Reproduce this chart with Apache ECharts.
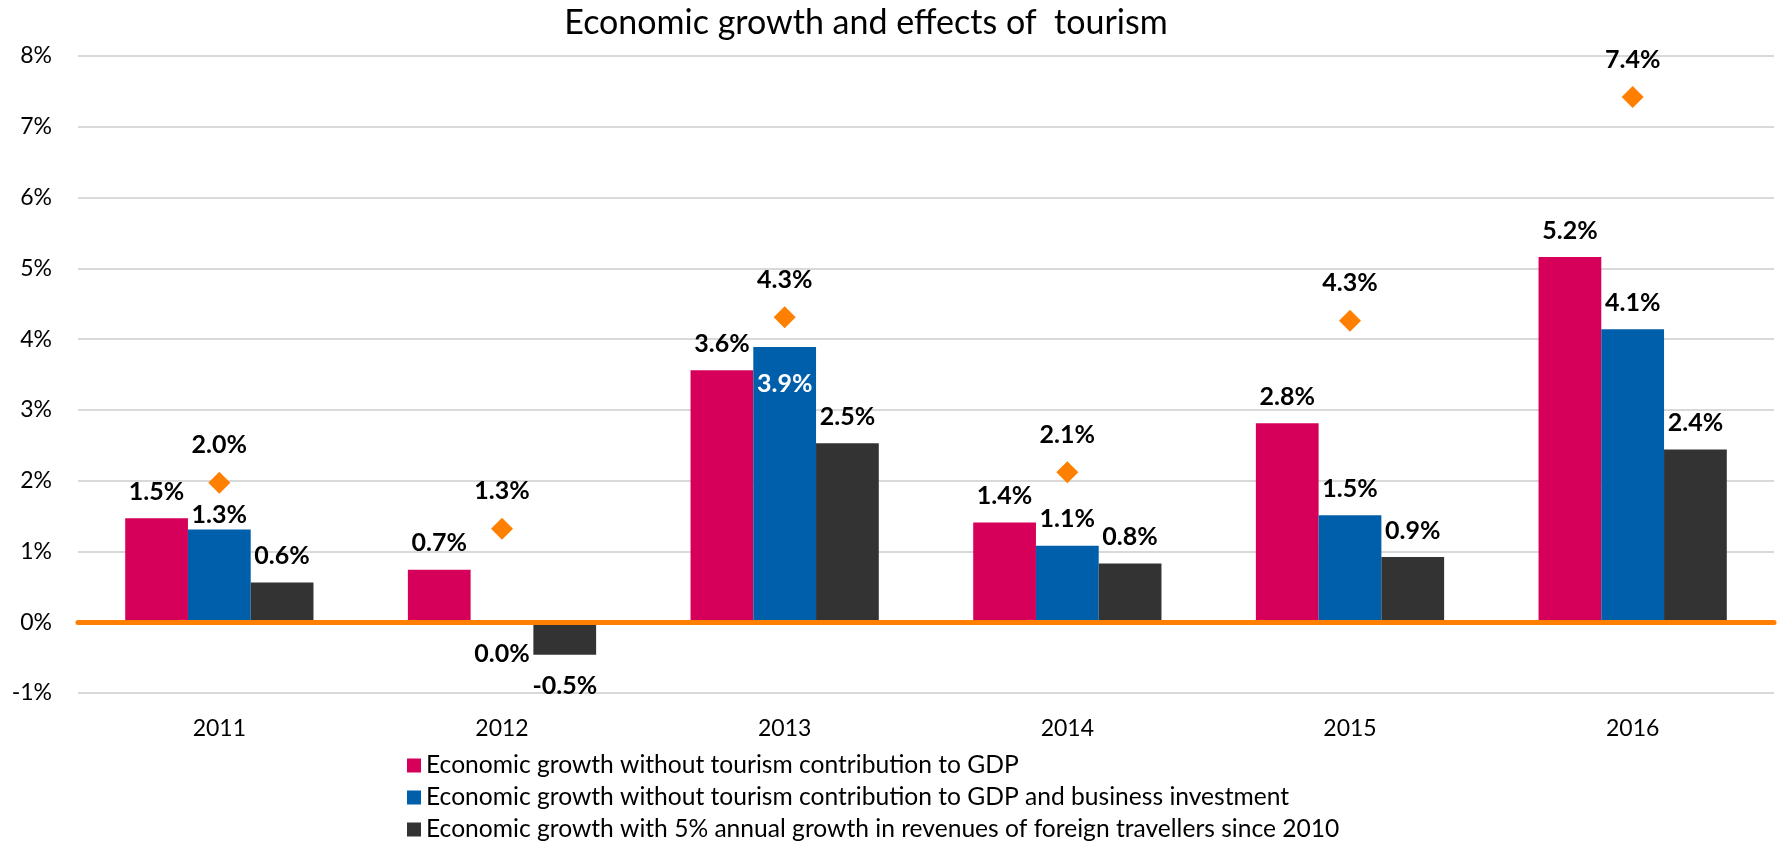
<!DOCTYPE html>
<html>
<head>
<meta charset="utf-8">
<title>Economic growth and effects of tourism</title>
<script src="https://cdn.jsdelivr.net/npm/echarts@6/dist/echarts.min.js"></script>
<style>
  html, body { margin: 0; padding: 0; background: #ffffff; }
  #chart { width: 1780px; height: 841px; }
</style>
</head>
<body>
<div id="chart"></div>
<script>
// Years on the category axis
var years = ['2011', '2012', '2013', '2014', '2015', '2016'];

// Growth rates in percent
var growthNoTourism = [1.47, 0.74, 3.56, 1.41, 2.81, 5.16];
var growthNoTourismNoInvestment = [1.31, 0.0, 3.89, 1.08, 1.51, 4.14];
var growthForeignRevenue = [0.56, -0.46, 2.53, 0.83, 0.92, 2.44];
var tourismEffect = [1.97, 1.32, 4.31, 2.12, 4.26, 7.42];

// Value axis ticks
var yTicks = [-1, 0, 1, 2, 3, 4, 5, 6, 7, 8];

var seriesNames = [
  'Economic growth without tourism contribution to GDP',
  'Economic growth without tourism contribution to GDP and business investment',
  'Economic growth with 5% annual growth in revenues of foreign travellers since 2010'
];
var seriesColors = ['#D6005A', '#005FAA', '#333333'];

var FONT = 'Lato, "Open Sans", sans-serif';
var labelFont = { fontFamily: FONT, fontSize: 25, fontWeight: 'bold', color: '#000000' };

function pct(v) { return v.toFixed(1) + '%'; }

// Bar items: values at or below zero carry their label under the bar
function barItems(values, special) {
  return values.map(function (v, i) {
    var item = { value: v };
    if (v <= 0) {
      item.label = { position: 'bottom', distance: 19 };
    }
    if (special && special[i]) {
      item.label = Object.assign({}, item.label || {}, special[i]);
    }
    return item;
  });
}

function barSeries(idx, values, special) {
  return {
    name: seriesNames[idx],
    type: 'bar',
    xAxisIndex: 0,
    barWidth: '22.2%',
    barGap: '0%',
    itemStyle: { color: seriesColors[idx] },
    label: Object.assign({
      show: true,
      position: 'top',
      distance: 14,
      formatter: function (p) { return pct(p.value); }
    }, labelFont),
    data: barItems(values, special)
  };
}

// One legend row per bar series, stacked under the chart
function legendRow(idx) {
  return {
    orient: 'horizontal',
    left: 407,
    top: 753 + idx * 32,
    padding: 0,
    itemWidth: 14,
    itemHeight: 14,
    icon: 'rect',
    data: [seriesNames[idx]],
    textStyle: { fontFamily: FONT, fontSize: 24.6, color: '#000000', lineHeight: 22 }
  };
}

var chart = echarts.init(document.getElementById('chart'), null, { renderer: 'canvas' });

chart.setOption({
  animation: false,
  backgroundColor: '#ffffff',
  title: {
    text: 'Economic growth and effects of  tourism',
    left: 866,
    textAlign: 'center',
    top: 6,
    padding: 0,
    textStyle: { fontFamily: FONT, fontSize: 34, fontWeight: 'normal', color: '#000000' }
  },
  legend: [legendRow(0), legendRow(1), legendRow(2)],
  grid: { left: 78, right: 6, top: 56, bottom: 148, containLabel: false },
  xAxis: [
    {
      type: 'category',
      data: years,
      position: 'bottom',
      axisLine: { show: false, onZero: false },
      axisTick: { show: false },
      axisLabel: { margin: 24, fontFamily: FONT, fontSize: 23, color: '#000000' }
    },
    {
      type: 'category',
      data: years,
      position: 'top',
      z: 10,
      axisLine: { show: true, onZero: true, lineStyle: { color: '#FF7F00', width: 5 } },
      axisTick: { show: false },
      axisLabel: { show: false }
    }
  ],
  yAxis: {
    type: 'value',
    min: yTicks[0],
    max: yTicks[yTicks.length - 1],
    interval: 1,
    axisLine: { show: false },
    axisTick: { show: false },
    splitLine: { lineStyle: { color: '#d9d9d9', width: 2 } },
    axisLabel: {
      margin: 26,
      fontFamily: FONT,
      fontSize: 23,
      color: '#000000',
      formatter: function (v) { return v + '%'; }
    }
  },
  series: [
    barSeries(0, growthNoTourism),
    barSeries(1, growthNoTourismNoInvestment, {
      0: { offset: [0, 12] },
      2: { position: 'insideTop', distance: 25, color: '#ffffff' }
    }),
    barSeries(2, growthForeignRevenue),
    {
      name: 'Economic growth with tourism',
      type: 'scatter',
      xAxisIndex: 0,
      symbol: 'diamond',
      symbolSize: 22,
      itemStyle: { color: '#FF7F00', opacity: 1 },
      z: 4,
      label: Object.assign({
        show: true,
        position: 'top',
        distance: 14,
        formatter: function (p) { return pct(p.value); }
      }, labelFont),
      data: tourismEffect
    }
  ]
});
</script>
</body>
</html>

§ **YOUR OBJECTIVE**
Transcribe the material as is, with images omitted.

§ **WRITTEN ANSWER**
Reproduce this chart with Apache ECharts.
<!DOCTYPE html>
<html>
<head>
<meta charset="utf-8">
<title>Economic growth and effects of tourism</title>
<script src="https://cdn.jsdelivr.net/npm/echarts@6/dist/echarts.min.js"></script>
<style>
  html, body { margin: 0; padding: 0; background: #ffffff; }
  #chart { width: 1780px; height: 841px; }
</style>
</head>
<body>
<div id="chart"></div>
<script>
// Years on the category axis
var years = ['2011', '2012', '2013', '2014', '2015', '2016'];

// Growth rates in percent
var growthNoTourism = [1.47, 0.74, 3.56, 1.41, 2.81, 5.16];
var growthNoTourismNoInvestment = [1.31, 0.0, 3.89, 1.08, 1.51, 4.14];
var growthForeignRevenue = [0.56, -0.46, 2.53, 0.83, 0.92, 2.44];
var tourismEffect = [1.97, 1.32, 4.31, 2.12, 4.26, 7.42];

// Value axis ticks
var yTicks = [-1, 0, 1, 2, 3, 4, 5, 6, 7, 8];

var seriesNames = [
  'Economic growth without tourism contribution to GDP',
  'Economic growth without tourism contribution to GDP and business investment',
  'Economic growth with 5% annual growth in revenues of foreign travellers since 2010'
];
var seriesColors = ['#D6005A', '#005FAA', '#333333'];

var FONT = 'Lato, "Open Sans", sans-serif';
var labelFont = { fontFamily: FONT, fontSize: 25, fontWeight: 'bold', color: '#000000' };

function pct(v) { return v.toFixed(1) + '%'; }

// Bar items: values at or below zero carry their label under the bar
function barItems(values, special) {
  return values.map(function (v, i) {
    var item = { value: v };
    if (v <= 0) {
      item.label = { position: 'bottom', distance: 19 };
    }
    if (special && special[i]) {
      item.label = Object.assign({}, item.label || {}, special[i]);
    }
    return item;
  });
}

function barSeries(idx, values, special) {
  return {
    name: seriesNames[idx],
    type: 'bar',
    xAxisIndex: 0,
    barWidth: '22.2%',
    barGap: '0%',
    itemStyle: { color: seriesColors[idx] },
    label: Object.assign({
      show: true,
      position: 'top',
      distance: 14,
      formatter: function (p) { return pct(p.value); }
    }, labelFont),
    data: barItems(values, special)
  };
}

// One legend row per bar series, stacked under the chart
function legendRow(idx) {
  return {
    orient: 'horizontal',
    left: 407,
    top: 753 + idx * 32,
    padding: 0,
    itemWidth: 14,
    itemHeight: 14,
    icon: 'rect',
    data: [seriesNames[idx]],
    textStyle: { fontFamily: FONT, fontSize: 24.6, color: '#000000', lineHeight: 22 }
  };
}

var chart = echarts.init(document.getElementById('chart'), null, { renderer: 'canvas' });

chart.setOption({
  animation: false,
  backgroundColor: '#ffffff',
  title: {
    text: 'Economic growth and effects of  tourism',
    left: 866,
    textAlign: 'center',
    top: 6,
    padding: 0,
    textStyle: { fontFamily: FONT, fontSize: 34, fontWeight: 'normal', color: '#000000' }
  },
  legend: [legendRow(0), legendRow(1), legendRow(2)],
  grid: { left: 78, right: 6, top: 56, bottom: 148, containLabel: false },
  xAxis: [
    {
      type: 'category',
      data: years,
      position: 'bottom',
      axisLine: { show: false, onZero: false },
      axisTick: { show: false },
      axisLabel: { margin: 24, fontFamily: FONT, fontSize: 23, color: '#000000' }
    },
    {
      type: 'category',
      data: years,
      position: 'top',
      z: 10,
      axisLine: { show: true, onZero: true, lineStyle: { color: '#FF7F00', width: 5 } },
      axisTick: { show: false },
      axisLabel: { show: false }
    }
  ],
  yAxis: {
    type: 'value',
    min: yTicks[0],
    max: yTicks[yTicks.length - 1],
    interval: 1,
    axisLine: { show: false },
    axisTick: { show: false },
    splitLine: { lineStyle: { color: '#d9d9d9', width: 2 } },
    axisLabel: {
      margin: 26,
      fontFamily: FONT,
      fontSize: 23,
      color: '#000000',
      formatter: function (v) { return v + '%'; }
    }
  },
  series: [
    barSeries(0, growthNoTourism),
    barSeries(1, growthNoTourismNoInvestment, {
      0: { offset: [0, 12] },
      2: { position: 'insideTop', distance: 25, color: '#ffffff' }
    }),
    barSeries(2, growthForeignRevenue),
    {
      name: 'Economic growth with tourism',
      type: 'scatter',
      xAxisIndex: 0,
      symbol: 'diamond',
      symbolSize: 22,
      itemStyle: { color: '#FF7F00', opacity: 1 },
      z: 4,
      label: Object.assign({
        show: true,
        position: 'top',
        distance: 14,
        formatter: function (p) { return pct(p.value); }
      }, labelFont),
      data: tourismEffect
    }
  ]
});
</script>
</body>
</html>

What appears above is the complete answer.